Of all the things on my childhood list of ‘wouldn’t it be awesome someday,’ having an automated home was way up there. ‘Go to space’ beat it out, but not by much. Good gravy, did I love those old movies where a professor tricks out a house so that, as you drove up, T.V.s sprung our of floors, lights went on, and dinner started to cook courtesy of a robot chef named “Kitchen-Bot” or some such. I really should be on the bleeding edge of internet toasters and lights whose colors you control with your phone. I, in fact, have none of that.
Why? The “Internet of Things” is a terrible ecosystem.
There are ways to build a secure system that leaks zero data or metadata to a giant corporation, but they are not easy and you need to stay on top of updates to keep things secure. I would happily pay some company to help me with all that mess if there were horrible consequences for using/sharing my data.

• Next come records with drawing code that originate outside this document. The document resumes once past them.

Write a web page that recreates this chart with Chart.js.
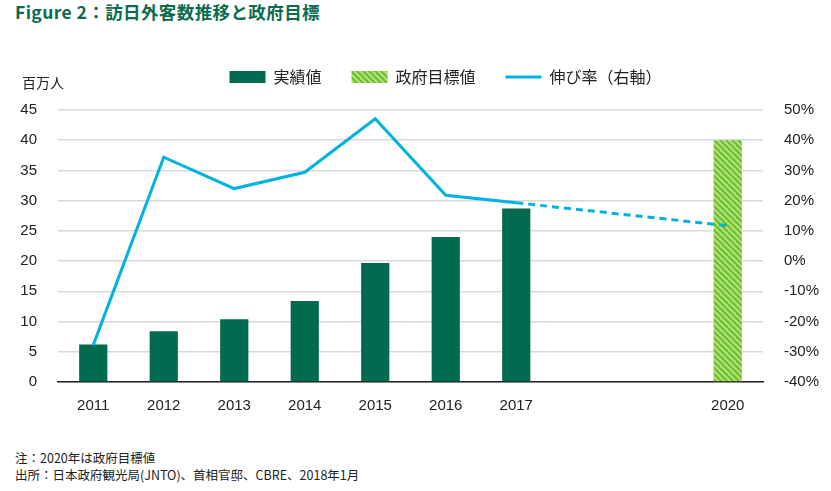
<!DOCTYPE html>
<html>
<head>
<meta charset="utf-8">
<script src="https://cdn.jsdelivr.net/npm/chart.js@4.4.0/dist/chart.umd.min.js"></script>
<style>
  body { margin: 0; background: #fff; font-family: 'Noto Sans CJK JP', sans-serif; }
  #wrap { position: relative; width: 831px; height: 491px; }
  #title { position: absolute; left: 15px; top: -1px; font-size: 17.5px; font-weight: bold; color: #0b6b4f; letter-spacing: 0.4px; }
  #box { position: absolute; left: 0; top: 26px; width: 831px; height: 396px; }
  .note { position: absolute; left: 15px; font-size: 12.5px; color: #222; }
</style>
</head>
<body>
<div id="wrap">
  <div id="title">Figure 2：訪日外客数推移と政府目標</div>
  <div id="box"><canvas id="myChart"></canvas></div>
  <div class="note" style="top:448px">注：2020年は政府目標値</div>
  <div class="note" style="top:465px">出所：日本政府観光局(JNTO)、首相官邸、CBRE、2018年1月</div>
</div>
<script>
const years = ['2011', '2012', '2013', '2014', '2015', '2016', '2017', '2018', '2019', '2020'];
const tickLabels = ['2011', '2012', '2013', '2014', '2015', '2016', '2017', '', '', '2020'];
const actual = [6.2, 8.4, 10.4, 13.4, 19.7, 24.0, 28.7, null, null, null];
const target = [null, null, null, null, null, null, null, null, null, 40];
const growth = [-27.8, 34.4, 24.0, 29.4, 47.1, 21.8, 19.3, null, null, null];
const growthTarget = [null, null, null, null, null, null, 19.3, null, null, 11.7];

// hatched fill for the target bar
const pc = document.createElement('canvas');
pc.width = 6; pc.height = 6;
const p = pc.getContext('2d');
p.fillStyle = '#b3e07f';
p.fillRect(0, 0, 6, 6);
p.strokeStyle = '#6cbf2a';
p.lineWidth = 2.2;
p.beginPath();
p.moveTo(-1, -1); p.lineTo(7, 7);
p.moveTo(-4, 2); p.lineTo(4, 10);
p.moveTo(2, -4); p.lineTo(10, 4);
p.stroke();
const ctx = document.getElementById('myChart').getContext('2d');
const hatch = ctx.createPattern(pc, 'repeat');

const unitLabel = {
    id: 'unitLabel',
    beforeInit(chart) {
        const fit = chart.legend.fit;
        chart.legend.fit = function () {
            fit.bind(chart.legend)();
            this.height += 15;
        };
    },
    afterLayout(chart) {
        // legend sits a little right of centre in the original
        chart.legend.left += 60;
    },
    afterDraw(chart) {
        const c = chart.ctx;
        c.save();
        c.font = '14px "Noto Sans CJK JP"';
        c.fillStyle = '#222';
        c.textBaseline = 'middle';
        c.fillText('百万人', 22, 57);
        c.restore();
    }
};

const myChart = new Chart(ctx, {
    type: 'bar',
    data: {
        labels: years,
        datasets: [{
            label: '実績値',
            data: actual,
            backgroundColor: '#006b4e',
            barPercentage: 0.4,
            categoryPercentage: 1,
            grouped: false,
            yAxisID: 'y',
            order: 2
        }, {
            label: '政府目標値',
            data: target,
            backgroundColor: hatch,
            barPercentage: 0.4,
            categoryPercentage: 1,
            grouped: false,
            yAxisID: 'y',
            order: 2
        }, {
            type: 'line',
            label: '伸び率（右軸）',
            data: growth,
            borderColor: '#00b2e2',
            backgroundColor: '#00b2e2',
            borderWidth: 3,
            pointRadius: 0,
            tension: 0,
            yAxisID: 'y1',
            order: 0
        }, {
            type: 'line',
            label: 'target growth',
            data: growthTarget,
            borderColor: '#00b2e2',
            borderWidth: 3,
            borderDash: [7, 5],
            pointRadius: 0,
            spanGaps: true,
            yAxisID: 'y1',
            order: 0
        }]
    },
    options: {
        responsive: true,
        maintainAspectRatio: false,
        animation: false,
        layout: { padding: { left: 0, right: 0, top: 13, bottom: 0 } },
        plugins: {
            legend: {
                position: 'top',
                labels: {
                    filter: item => item.datasetIndex < 3,
                    sort: (a, b) => a.datasetIndex - b.datasetIndex,
                    usePointStyle: true,
                    pointStyleWidth: 36,
                    boxHeight: 12,
                    padding: 30,
                    color: '#222',
                    font: { size: 16, family: 'Noto Sans CJK JP' },
                    generateLabels(chart) {
                        const items = Chart.defaults.plugins.legend.labels.generateLabels(chart);
                        items.forEach(it => {
                            if (it.datasetIndex === 2) {
                                it.pointStyle = 'line';
                                it.lineWidth = 3;
                                it.strokeStyle = '#00b2e2';
                            } else {
                                it.pointStyle = 'rect';
                                it.lineWidth = 0;
                            }
                        });
                        return items;
                    }
                }
            },
            tooltip: { enabled: false }
        },
        scales: {
            x: {
                grid: { display: false },
                border: { color: '#222', width: 1.5 },
                ticks: {
                    color: '#222',
                    font: { size: 15 },
                    padding: 7,
                    maxRotation: 0,
                    autoSkip: false,
                    callback: (v, i) => tickLabels[i]
                }
            },
            y: {
                position: 'left',
                min: 0, max: 45,
                afterFit: s => { s.width = 58; },
                ticks: { stepSize: 5, color: '#222', font: { size: 15 }, padding: 21 },
                grid: { color: '#d9d9d9', lineWidth: 1.5, drawTicks: false },
                border: { display: false }
            },
            y1: {
                position: 'right',
                min: -40, max: 50,
                afterFit: s => { s.width = 68; },
                ticks: { stepSize: 10, color: '#222', font: { size: 15 }, padding: 13,
                         callback: v => v + '%' },
                grid: { display: false },
                border: { display: false }
            }
        }
    },
    plugins: [unitLabel]
});
</script>
</body>
</html>
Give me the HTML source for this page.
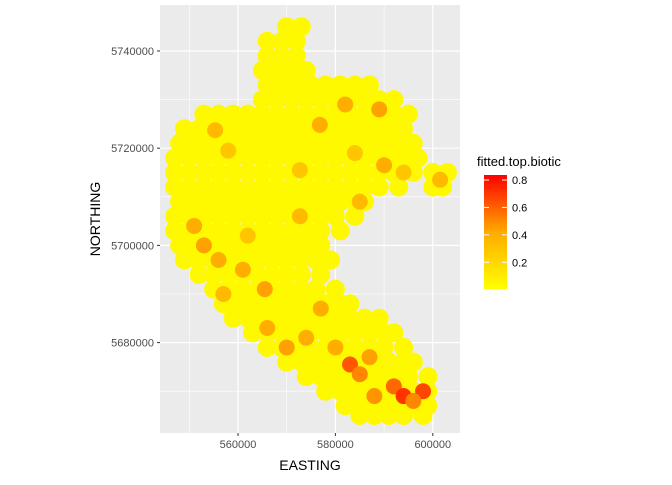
<!DOCTYPE html>
<html><head><meta charset="utf-8"><style>
body{margin:0;background:#fff;font-family:"Liberation Sans",sans-serif}
</style></head><body>
<svg id="chart" width="672" height="480" xmlns="http://www.w3.org/2000/svg">
<defs><linearGradient id="cb" x1="0" y1="1" x2="0" y2="0">
<stop offset="0" stop-color="#ffff00"/><stop offset="0.5" stop-color="#ffaa00"/><stop offset="1" stop-color="#ff0000"/></linearGradient>
<clipPath id="pc"><rect x="160" y="5" width="300" height="428"/></clipPath></defs>
<rect x="160" y="5" width="300" height="428" fill="#ebebeb"/>
<g id="grid"></g><g id="pts" clip-path="url(#pc)"></g><g id="axes"></g>
<text x="310" y="470" text-anchor="middle" font-size="14" fill="#000">EASTING</text>
<text transform="translate(100,219) rotate(-90)" text-anchor="middle" font-size="14" fill="#000">NORTHING</text>
<text x="477" y="166" font-size="13" fill="#000">fitted.top.biotic</text>
<rect x="484" y="175" width="23" height="114" fill="url(#cb)"/>
<g id="leg"></g>
</svg>
<script>
const xTicks=[560000,580000,600000];
const yTicks=[5680000,5700000,5720000,5740000];
const legTicks=[0.2,0.4,0.6,0.8];
const rows=[
[5745,[570,573]],
[5742,[566,569,572]],
[5739,[566,569,572]],
[5736,[565,568,571,574]],
[5733,[566,569,572,575,578,581,584,587]],
[5730,[565,568,571,574,577,580,583,586,589,592]],
[5727,[553,556,559,562,565,568,571,574,577,580,583,586,589,592,595]],
[5724,[549,552,555,558,561,564,567,570,573,576,579,582,585,588,591,594]],
[5721,[548,551,554,557,560,563,566,569,572,575,578,581,584,587,590,593,596]],
[5718,[547,550,553,556,559,562,565,568,571,574,577,580,583,586,589,592,595,597]],
[5715,[547,550,553,556,559,562,565,568,571,574,577,580,583,586,589,592,596,600,603]],
[5712,[547,550,553,556,559,562,565,568,571,574,577,580,583,586,589,593,600,602]],
[5709,[548,551,554,557,560,563,566,569,572,575,578,581,584,586]],
[5706,[547,550,553,556,559,562,565,568,571,574,577,580,584]],
[5703,[547,550,553,556,559,562,565,568,571,574,577,581]],
[5700,[548,551,554,557,560,563,566,569,572,575,577]],
[5697,[549,552,555,558,561,564,567,570,573,576,579]],
[5694,[552,555,558,561,564,567,570,573,577]],
[5691,[555,558,561,564,567,570,573,576,580]],
[5688,[557,560,563,566,569,572,575,578,581,583]],
[5685,[559,562,565,568,571,574,577,580,583,586,589]],
[5682,[563,566,569,572,575,578,581,584,587,590,592]],
[5679,[566,569,572,575,578,581,584,587,590,594]],
[5676,[570,573,576,579,582,585,588,591,594,596]],
[5673,[574,577,580,583,586,589,592,595,599]],
[5670,[578,581,584,587,590,593,596,599]],
[5667,[582,585,588,591,594,597,599]],
[5665,[585,588,591,594,598]]
];
const hotE=[555.3,558,576.8,582,589,590,585,584,572.7,594,601.5,551,553,556,561,565.5,572.7,577,566,570,574,583,585,592,594,598,588,562,557,580,587,596];
const hotN=[5723.7,5719.5,5724.8,5729,5728,5716.5,5709,5719,5715.5,5715,5713.5,5704,5700,5697,5695,5691,5706,5687,5683,5679,5681,5675.5,5673.5,5671,5669,5670,5669,5702,5690,5679,5677,5668];
const hotV=[0.3,0.25,0.35,0.35,0.4,0.35,0.3,0.25,0.25,0.25,0.3,0.35,0.4,0.35,0.35,0.4,0.3,0.35,0.35,0.4,0.35,0.65,0.5,0.6,0.75,0.7,0.45,0.25,0.3,0.35,0.4,0.5];
const NS="http://www.w3.org/2000/svg";
const sx=e=>238+(e-560000)*4.87/1000;
const sy=n=>51+(5740000-n)*4.86/1000;
const col=v=>{const t=Math.max(0,Math.min(1,v/0.83));return `rgb(255,${Math.round(255*Math.pow(1-t,0.7))},0)`;};
function mk(t,a,p){const el=document.createElementNS(NS,t);for(const k in a)el.setAttribute(k,a[k]);p.appendChild(el);return el;}
const grid=document.getElementById('grid'),axes=document.getElementById('axes');
[550000,570000,590000].forEach(v=>{const l=mk('line',{x1:sx(v),x2:sx(v),y1:5,y2:433,stroke:'#fff','stroke-width':0.6},grid);});
[5670000,5690000,5710000,5730000].forEach(v=>{const l=mk('line',{x1:160,x2:460,y1:sy(v),y2:sy(v),stroke:'#fff','stroke-width':0.6},grid);});
xTicks.forEach(v=>{const x=sx(v);
const g=mk('line',{x1:x,x2:x,y1:5,y2:433,stroke:'#fff','stroke-width':1.2},grid);
const t=mk('line',{x1:x,x2:x,y1:433,y2:436,stroke:'#333'},axes);
const l=mk('text',{x:x,y:448,'text-anchor':'middle','font-size':11,fill:'#4d4d4d'},axes);l.textContent=v;});
yTicks.forEach(v=>{const y=sy(v);
const g=mk('line',{x1:160,x2:460,y1:y,y2:y,stroke:'#fff','stroke-width':1.2},grid);
const t=mk('line',{x1:157,x2:160,y1:y,y2:y,stroke:'#333'},axes);
const l=mk('text',{x:154,y:y+4,'text-anchor':'end','font-size':11,fill:'#4d4d4d'},axes);l.textContent=v;});
const pts=document.getElementById('pts');
rows.forEach(r=>r[1].forEach(e=>{const c=mk('circle',{cx:sx(e*1000),cy:sy(r[0]*1000),r:9.5,fill:col(0.03)},pts);}));
hotE.forEach((e,i)=>{const c=mk('circle',{cx:sx(e*1000),cy:sy(hotN[i]*1000),r:8,fill:col(hotV[i])},pts);});
const leg=document.getElementById('leg');
legTicks.forEach(v=>{const y=289-(v-0.005)*(289-180)/0.795;
mk('line',{x1:484,x2:489,y1:y,y2:y,stroke:'#fff'},leg);mk('line',{x1:502,x2:507,y1:y,y2:y,stroke:'#fff'},leg);
const l=mk('text',{x:512,y:y+4,'font-size':11,fill:'#000'},leg);l.textContent=v.toFixed(1);});
</script>
</body></html>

Not only do companies receive trivial fines for data loss, most won’t even offer the option for you to secure any data they hold against themselves. It’s not difficult to encrypt audio/video such that it can be stored but only the password holder can decrypt that information on their local computer system. Frankly, it should be the law that any system that sends audio/video from the home to the cloud should must such encryption as an option. Or, at the very least, opt out of data and metadata harvesting.
However, the United States and a fair part of the world have been experimenting with ‘deregulation’ for the last few decades. The idea of a more efficient world via clearing out government ‘red tape’ and interference is rather popular. It does mean that I won’t be allowing “Alexa” or any of her ilk into my place anytime soon. Which is mostly fine: AI isn’t quite good enough for machines to understand natural language yet. When “Make me a ham sandwich and start showing ‘Back to the Future’ when it’s ready” has an actual chance of being executed I will be much more jealous.